Here once more Beyoncé helped kick-start a craze, with legions of Hollywood stars since signing on for film remakes of stage musicals, such as Tom Cruise's ludicrous turn in Rock of Ages (2012) – a tribute to trashy pop-metal of the 1980s that also featured Catherine Zeta-Jones, Alec Baldwin, Mary J Blige, Paul Giamatti and Russell Brand. More Hollywood heavyweights gamely signed up for Abba romp Mamma Mia!, with Meryl Streep, Pierce Brosnan and Colin Firth heading an ageing dream team alongside Julie Walters and starlet Amanda Seyfried – all of whom have reteamed for a sequel entitled Mamma Mia! Here We Go Again, which is due for release next year, alongside new addition Cher.
Normally, it is the other way around: vintage singalongs Saturday Night Fever and Flashdance were cinema hits later brought to life as live musicals. Recent years have seen dozens of smash films taken to the stage – lucrative big-budget adaptations strafing genres and moods from Billy Elliot to Aladdin; The Full Monty to Back to the Future – and everywhere in between. If the live-action Lion King does draw from the live stage musical, it will signal a beguiling switch in the opposite direction – arguably harking back to the success of Grease, and even West Wide Story, both iconic musicals that later became cinema blockbusters.

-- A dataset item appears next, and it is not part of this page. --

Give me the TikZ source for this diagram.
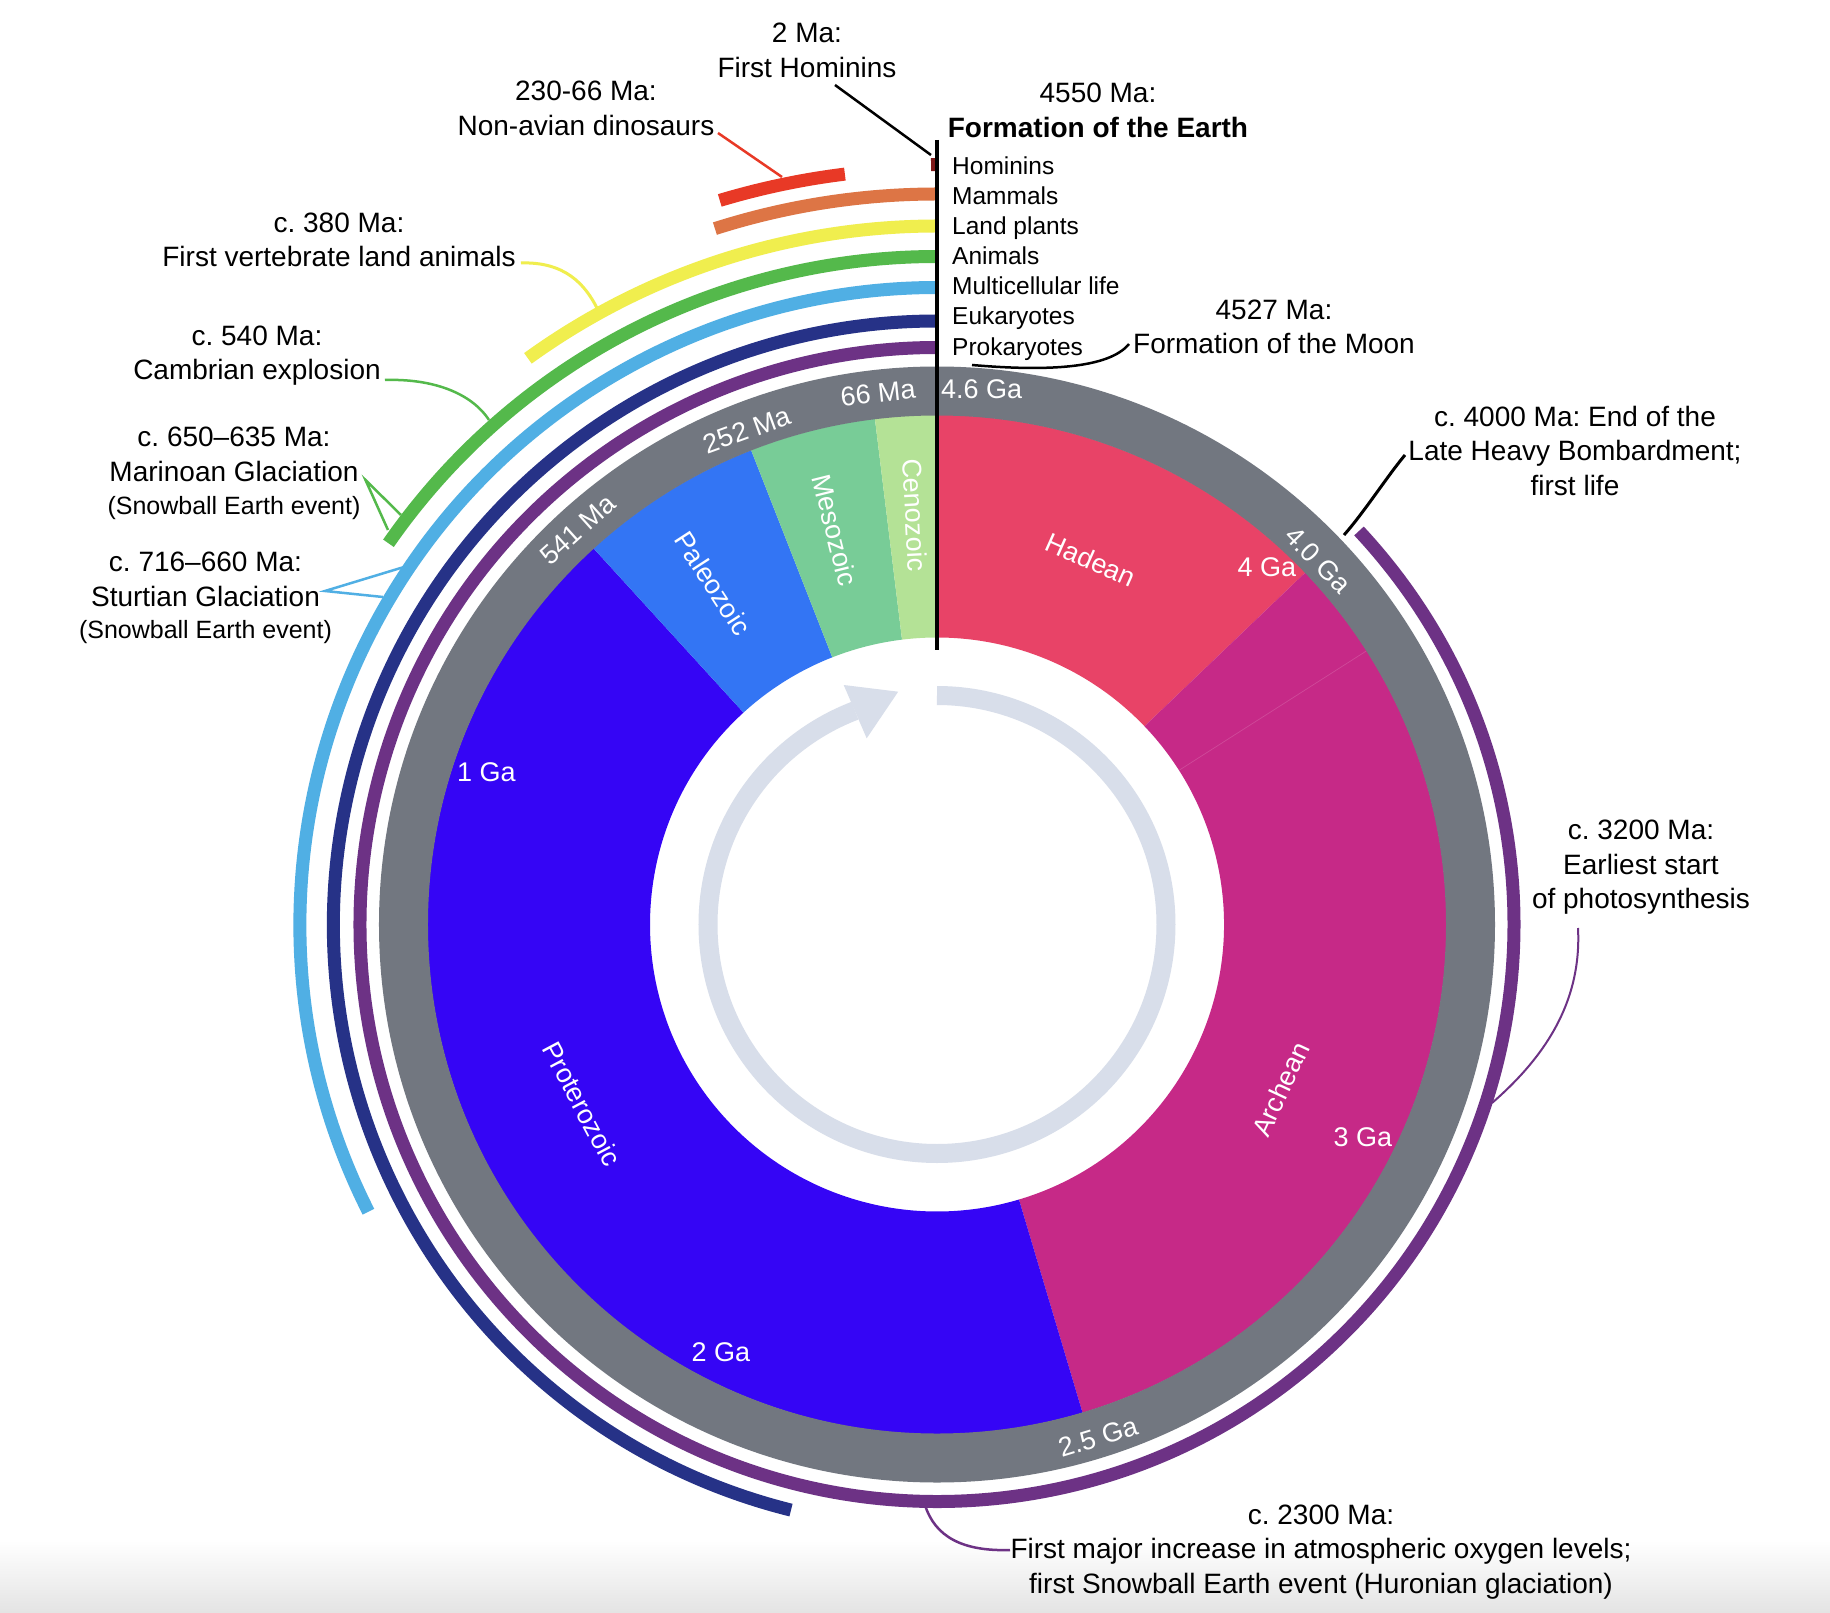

In either case, Disney's growing reliance on recasting former animated glories into the real world, with real stars, taps into an entertainment climate increasingly built on existing brands and familiar stories. Many might have predicted this trend to be a passing fad, an easy buck for a flash in the pan – but as the reigning royal of not just pop, but popular culture at large, signing up Beyoncé may be the final stamp of endorsement required to legitimise this otherwise dubious artistic practice.